Lemon Garlic Sauce and Four More Garlic Sauces Worth Making
Lemon garlic sauce is the kind of condiment that makes everything it touches more interesting. Bright acidity from the lemon cuts through richness, while the garlic adds depth that builds as you eat. It works on roasted chicken, grilled fish, pasta, and vegetables without needing much modification. Black garlic sauce offers a completely different experience: sweet, fermented, and mellow, with none of the sharpness of raw garlic. Thai garlic sauce adds chili heat and fish sauce funk in a way that is instantly addictive. Cuban garlic sauce, known as mojo, is sour and garlicky with a citrus punch. Garlic sauce for wings takes the flavor in a buttery, heat-laced direction that is purpose-built for fried food.
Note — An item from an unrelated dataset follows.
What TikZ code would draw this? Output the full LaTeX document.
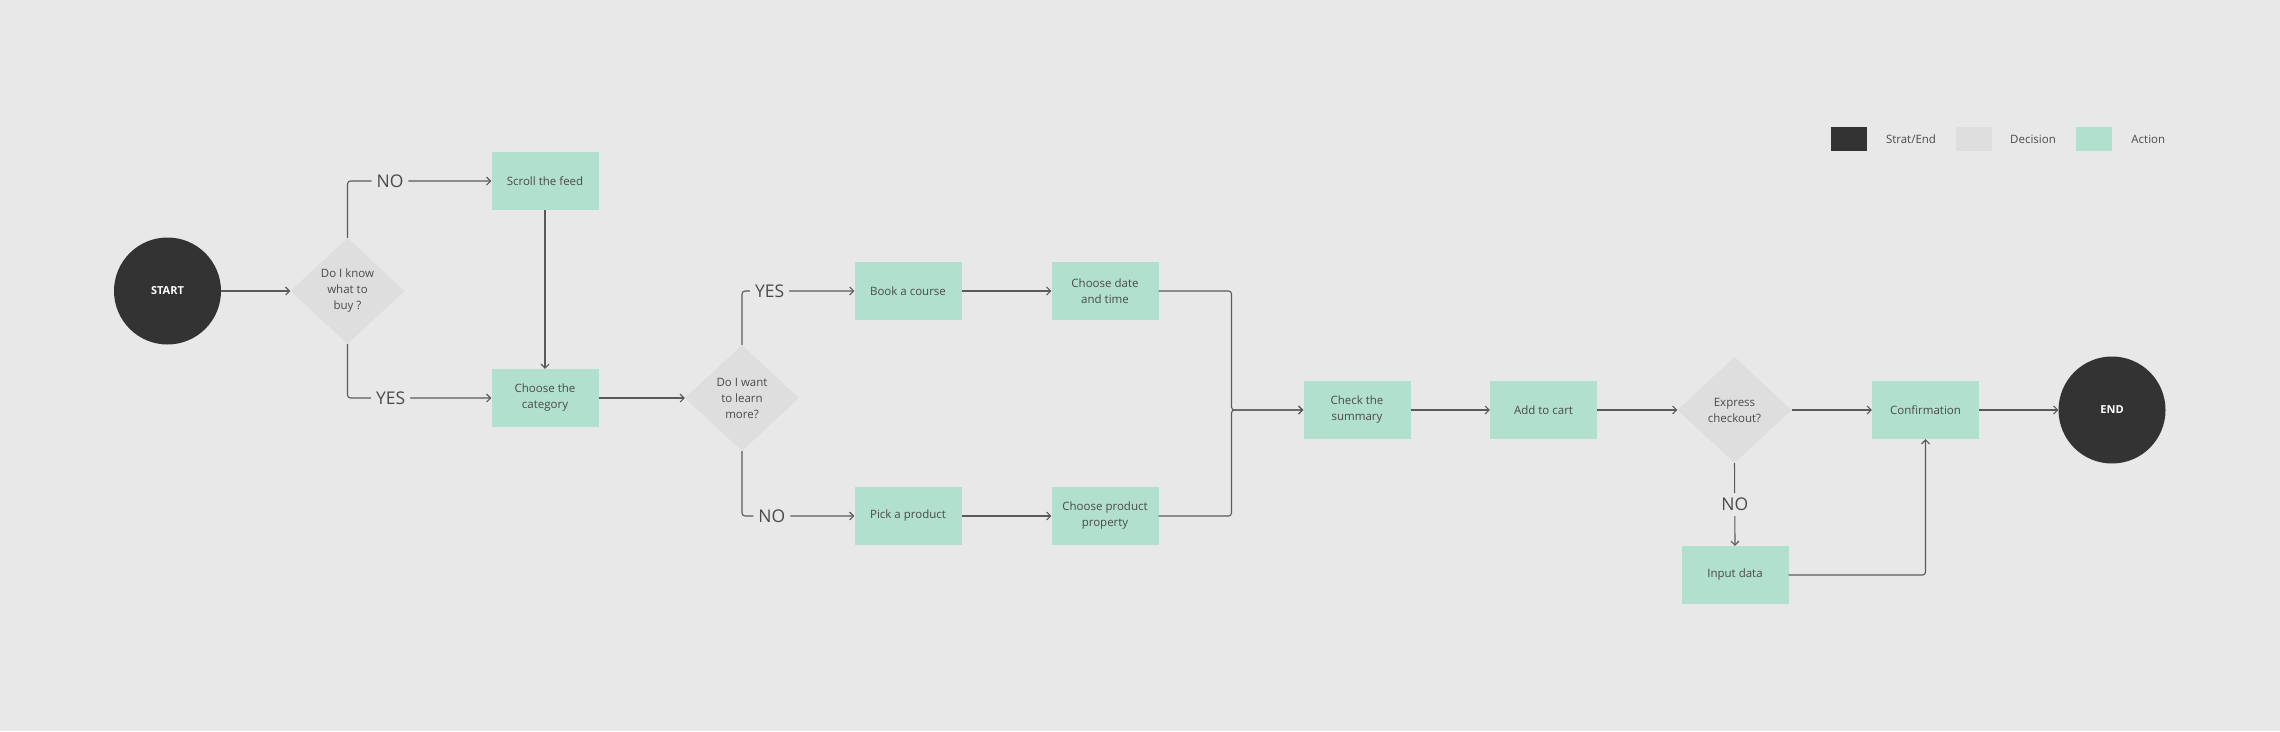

This guide covers all five, so you can choose the right garlic-forward sauce for any occasion.
Lemon Garlic Sauce
Classic Version
Mince four to six garlic cloves and cook them gently in three tablespoons of olive oil over low heat until golden, about four minutes. Remove from heat and stir in the juice of one large lemon, a quarter teaspoon of salt, and a tablespoon of fresh parsley. This lemon garlic sauce works as a finishing drizzle over grilled fish, roasted vegetables, or pasta. The key is not burning the garlic during cooking. Low heat and patience give you golden garlic with a nutty flavor rather than bitter, sharp burned bits.
Creamy Variation
For a thicker version, add two tablespoons of heavy cream or Greek yogurt to the cooled base. Stir in a teaspoon of Dijon mustard for extra complexity. This richer lemon garlic sauce pairs well with chicken thighs and lamb chops.
Black Garlic Sauce
Black garlic is regular garlic that has been fermented over weeks at low heat until it turns dark, sweet, and almost molasses-like in flavor. Black garlic sauce uses these cloves blended with olive oil, balsamic vinegar, and a pinch of salt. The result is deeply savory with a subtle sweetness that raw garlic can never match. Use it as a spread on flatbread, a dipping sauce for roasted meats, or as a finishing glaze on salmon. Black garlic sauce keeps refrigerated for up to two weeks. A small amount goes far because the flavor is concentrated.
Thai Garlic Sauce
Thai garlic sauce typically combines fried garlic with fish sauce, palm sugar, and fresh chilies. The garlic is fried until deeply golden in neutral oil, then the other ingredients are added and the mixture is cooked down briefly. The result is an umami-loaded condiment that works as a stir-fry base, a noodle topping, or a dipping sauce alongside spring rolls. For a vegan version of Thai garlic sauce, substitute soy sauce for fish sauce and use a touch of tamarind for extra sourness. The character stays intact even with this substitution.
Cuban Garlic Sauce (Mojo)
Cuban garlic sauce, or mojo criollo, is built from garlic, sour orange juice, olive oil, and dried cumin. If sour orange is unavailable, combine regular orange juice with lime juice in equal parts. The garlic is either minced raw or lightly cooked before being combined with the citrus and oil. Mojo is used as both a marinade and a table sauce in Cuban cooking. It works on pork, yuca, plantains, and grilled chicken with equal effectiveness. This Cuban garlic sauce is best made fresh and used within two days.
Garlic Sauce for Wings
Garlic sauce for wings differs from the others in that it typically includes butter, hot sauce, and a significant amount of garlic powder alongside fresh garlic. Melt half a cup of butter, add four minced garlic cloves, cook briefly, then stir in a quarter cup of hot sauce, a teaspoon of garlic powder, and salt. Toss freshly fried or baked wings in the sauce immediately before serving. The butter coats each wing and the garlic layers throughout. This garlic sauce for wings is straightforward but delivers exactly the flavor that makes wings worth eating.